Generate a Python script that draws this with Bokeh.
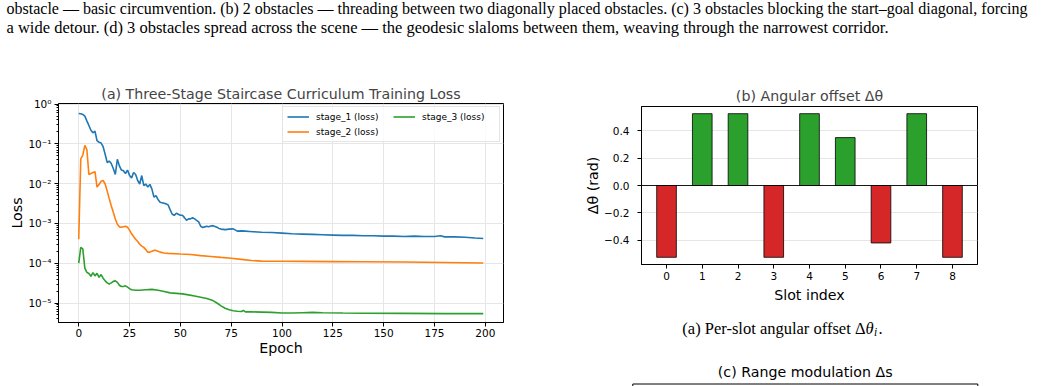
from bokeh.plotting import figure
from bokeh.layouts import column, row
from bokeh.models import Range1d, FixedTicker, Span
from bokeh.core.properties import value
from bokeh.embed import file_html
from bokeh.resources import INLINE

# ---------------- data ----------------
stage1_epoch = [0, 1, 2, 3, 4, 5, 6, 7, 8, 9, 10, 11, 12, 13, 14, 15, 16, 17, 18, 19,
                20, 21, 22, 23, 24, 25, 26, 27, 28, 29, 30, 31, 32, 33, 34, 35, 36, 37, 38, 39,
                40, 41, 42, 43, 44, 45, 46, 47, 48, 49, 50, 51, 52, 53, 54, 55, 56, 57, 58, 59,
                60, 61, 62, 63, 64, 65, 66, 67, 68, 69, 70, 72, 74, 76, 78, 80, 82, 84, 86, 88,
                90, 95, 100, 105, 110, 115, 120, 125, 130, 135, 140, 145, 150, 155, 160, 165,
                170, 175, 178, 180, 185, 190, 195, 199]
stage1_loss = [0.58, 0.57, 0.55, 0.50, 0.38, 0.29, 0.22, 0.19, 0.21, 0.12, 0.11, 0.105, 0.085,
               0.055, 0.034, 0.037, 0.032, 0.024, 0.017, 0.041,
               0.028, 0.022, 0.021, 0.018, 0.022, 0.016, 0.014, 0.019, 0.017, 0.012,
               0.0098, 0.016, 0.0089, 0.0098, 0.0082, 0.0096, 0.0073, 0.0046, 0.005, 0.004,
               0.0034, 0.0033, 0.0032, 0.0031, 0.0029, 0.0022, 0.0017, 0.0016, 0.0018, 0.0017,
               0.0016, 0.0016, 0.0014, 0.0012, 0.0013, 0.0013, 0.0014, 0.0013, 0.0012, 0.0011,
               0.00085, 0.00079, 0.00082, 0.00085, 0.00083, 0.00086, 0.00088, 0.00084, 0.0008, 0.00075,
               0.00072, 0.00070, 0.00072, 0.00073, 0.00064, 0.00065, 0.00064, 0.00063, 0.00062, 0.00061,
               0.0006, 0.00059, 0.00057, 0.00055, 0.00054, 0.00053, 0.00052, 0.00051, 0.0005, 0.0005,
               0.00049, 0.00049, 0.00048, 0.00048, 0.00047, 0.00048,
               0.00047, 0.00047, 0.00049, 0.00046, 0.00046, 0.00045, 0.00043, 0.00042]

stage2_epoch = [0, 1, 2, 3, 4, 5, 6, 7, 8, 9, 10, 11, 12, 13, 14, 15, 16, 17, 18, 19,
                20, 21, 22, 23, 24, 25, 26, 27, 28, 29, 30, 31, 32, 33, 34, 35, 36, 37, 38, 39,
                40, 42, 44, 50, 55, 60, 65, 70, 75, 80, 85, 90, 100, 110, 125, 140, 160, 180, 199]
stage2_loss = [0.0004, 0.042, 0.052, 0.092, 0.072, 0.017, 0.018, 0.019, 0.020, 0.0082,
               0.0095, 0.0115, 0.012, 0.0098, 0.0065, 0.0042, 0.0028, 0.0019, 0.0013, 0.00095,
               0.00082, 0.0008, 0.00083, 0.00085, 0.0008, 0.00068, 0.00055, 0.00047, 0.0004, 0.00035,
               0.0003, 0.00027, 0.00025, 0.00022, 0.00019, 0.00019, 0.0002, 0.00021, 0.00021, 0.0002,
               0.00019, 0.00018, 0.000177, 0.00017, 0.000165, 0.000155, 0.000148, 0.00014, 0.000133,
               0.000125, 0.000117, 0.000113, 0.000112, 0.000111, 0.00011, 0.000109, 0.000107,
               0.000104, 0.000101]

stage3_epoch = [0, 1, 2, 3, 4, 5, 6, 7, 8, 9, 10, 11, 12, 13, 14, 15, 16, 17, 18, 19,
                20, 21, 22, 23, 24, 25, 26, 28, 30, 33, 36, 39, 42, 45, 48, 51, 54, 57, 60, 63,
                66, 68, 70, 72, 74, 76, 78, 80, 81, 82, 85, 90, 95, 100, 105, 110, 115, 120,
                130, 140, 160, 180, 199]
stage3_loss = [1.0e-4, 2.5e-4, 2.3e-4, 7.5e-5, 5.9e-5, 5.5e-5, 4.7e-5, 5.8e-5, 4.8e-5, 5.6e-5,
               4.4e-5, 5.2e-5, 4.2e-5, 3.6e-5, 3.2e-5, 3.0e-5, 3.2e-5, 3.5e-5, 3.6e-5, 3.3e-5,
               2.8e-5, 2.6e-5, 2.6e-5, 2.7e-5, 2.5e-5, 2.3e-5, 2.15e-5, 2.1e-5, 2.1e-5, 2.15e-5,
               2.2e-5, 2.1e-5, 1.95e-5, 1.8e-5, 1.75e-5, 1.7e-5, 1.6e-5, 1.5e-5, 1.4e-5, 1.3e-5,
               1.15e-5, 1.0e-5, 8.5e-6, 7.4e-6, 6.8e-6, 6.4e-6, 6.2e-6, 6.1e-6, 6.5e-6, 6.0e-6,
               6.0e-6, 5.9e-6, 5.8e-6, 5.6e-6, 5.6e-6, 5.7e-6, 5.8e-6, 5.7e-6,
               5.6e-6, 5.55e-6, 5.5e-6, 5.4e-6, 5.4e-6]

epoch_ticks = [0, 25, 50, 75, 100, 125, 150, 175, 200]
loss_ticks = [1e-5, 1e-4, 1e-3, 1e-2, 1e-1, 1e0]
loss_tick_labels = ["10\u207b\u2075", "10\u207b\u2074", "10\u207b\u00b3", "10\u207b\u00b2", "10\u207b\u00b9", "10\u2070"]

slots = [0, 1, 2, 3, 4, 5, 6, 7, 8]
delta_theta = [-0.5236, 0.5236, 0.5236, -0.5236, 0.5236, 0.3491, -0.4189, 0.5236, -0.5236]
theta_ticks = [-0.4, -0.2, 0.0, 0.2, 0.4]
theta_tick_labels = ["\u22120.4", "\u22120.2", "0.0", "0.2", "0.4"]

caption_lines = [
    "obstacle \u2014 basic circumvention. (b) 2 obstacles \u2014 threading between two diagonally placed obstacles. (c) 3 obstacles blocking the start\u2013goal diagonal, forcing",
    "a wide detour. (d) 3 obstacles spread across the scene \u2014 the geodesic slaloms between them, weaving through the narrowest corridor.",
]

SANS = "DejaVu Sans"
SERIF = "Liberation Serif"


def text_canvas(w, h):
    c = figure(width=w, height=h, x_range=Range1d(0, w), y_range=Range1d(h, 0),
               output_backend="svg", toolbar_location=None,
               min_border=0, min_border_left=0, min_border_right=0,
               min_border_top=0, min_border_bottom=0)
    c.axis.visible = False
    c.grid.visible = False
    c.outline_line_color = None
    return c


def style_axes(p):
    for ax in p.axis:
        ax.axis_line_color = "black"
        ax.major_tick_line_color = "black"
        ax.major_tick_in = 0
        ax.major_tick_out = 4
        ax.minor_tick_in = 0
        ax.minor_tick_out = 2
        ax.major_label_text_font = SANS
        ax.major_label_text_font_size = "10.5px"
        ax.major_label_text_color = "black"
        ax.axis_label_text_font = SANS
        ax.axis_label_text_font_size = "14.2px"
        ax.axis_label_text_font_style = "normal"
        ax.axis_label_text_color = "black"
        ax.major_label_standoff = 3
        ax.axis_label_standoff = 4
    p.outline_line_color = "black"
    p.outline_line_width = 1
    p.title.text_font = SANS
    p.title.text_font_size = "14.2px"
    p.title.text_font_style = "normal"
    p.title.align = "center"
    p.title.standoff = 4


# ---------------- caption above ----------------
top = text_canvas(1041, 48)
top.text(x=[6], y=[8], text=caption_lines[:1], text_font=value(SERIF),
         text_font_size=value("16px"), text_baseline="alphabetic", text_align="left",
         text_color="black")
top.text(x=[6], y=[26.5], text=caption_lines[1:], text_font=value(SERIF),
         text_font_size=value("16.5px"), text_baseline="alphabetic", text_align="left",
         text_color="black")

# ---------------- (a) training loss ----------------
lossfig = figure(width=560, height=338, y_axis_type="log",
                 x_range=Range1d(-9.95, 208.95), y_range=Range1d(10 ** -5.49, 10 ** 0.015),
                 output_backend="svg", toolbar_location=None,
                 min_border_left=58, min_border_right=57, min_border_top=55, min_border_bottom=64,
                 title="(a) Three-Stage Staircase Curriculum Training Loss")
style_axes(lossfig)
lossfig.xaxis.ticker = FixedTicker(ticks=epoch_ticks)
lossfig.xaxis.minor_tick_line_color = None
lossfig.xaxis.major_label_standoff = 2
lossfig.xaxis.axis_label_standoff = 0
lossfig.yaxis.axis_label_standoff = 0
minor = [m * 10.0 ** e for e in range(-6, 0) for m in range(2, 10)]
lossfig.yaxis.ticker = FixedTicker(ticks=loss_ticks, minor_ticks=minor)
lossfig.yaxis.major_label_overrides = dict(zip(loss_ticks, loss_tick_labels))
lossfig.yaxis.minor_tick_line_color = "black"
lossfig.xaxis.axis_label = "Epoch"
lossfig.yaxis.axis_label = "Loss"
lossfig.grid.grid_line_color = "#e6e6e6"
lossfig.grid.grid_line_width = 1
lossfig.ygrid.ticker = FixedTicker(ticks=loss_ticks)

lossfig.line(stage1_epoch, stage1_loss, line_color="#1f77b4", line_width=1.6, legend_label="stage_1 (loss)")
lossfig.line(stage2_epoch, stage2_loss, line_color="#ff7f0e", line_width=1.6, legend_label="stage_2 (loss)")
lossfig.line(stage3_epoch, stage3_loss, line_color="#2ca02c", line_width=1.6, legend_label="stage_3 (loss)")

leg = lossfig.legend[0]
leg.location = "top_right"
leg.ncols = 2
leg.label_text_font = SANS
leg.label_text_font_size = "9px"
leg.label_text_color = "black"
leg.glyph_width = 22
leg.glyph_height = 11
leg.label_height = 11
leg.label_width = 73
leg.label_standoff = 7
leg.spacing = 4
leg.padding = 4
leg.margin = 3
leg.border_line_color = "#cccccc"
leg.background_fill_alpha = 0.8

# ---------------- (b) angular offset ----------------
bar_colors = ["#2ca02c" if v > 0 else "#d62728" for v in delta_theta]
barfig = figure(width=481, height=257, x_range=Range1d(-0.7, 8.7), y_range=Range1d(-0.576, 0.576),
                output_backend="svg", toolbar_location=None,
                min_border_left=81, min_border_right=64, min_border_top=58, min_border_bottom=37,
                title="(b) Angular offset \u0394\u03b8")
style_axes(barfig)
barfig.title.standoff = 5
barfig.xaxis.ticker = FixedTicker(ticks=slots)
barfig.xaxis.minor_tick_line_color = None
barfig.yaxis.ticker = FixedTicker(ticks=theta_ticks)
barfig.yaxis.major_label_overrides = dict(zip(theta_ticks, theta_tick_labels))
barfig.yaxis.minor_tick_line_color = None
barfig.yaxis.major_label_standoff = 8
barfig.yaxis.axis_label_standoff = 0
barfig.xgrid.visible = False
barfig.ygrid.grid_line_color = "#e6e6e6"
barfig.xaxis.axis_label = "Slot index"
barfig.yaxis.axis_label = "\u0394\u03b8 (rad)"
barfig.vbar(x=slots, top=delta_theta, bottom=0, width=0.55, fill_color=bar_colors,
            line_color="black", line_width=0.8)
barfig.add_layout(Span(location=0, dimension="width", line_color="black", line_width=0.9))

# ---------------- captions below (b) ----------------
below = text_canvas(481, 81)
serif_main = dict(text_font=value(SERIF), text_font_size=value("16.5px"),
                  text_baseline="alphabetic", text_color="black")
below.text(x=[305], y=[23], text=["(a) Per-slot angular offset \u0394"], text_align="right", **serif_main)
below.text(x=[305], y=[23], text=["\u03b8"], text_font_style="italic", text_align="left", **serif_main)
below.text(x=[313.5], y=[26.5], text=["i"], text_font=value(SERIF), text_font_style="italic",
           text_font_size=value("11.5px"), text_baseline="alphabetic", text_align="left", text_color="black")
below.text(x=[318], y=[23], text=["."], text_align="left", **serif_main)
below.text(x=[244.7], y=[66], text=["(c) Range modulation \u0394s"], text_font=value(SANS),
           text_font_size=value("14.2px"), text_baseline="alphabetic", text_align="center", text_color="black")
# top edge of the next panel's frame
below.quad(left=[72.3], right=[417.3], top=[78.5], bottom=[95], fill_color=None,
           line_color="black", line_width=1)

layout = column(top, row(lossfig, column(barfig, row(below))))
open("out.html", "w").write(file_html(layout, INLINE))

§ **EXERCISE DIRECTIONS**
Please quote the lines of the material, beginning with the first and ending with the one that contains "from bokeh.resources import INLINE", exactly as written and without any pictures.

§ **SOLUTION**
Generate a Python script that draws this with Bokeh.
from bokeh.plotting import figure
from bokeh.layouts import column, row
from bokeh.models import Range1d, FixedTicker, Span
from bokeh.core.properties import value
from bokeh.embed import file_html
from bokeh.resources import INLINE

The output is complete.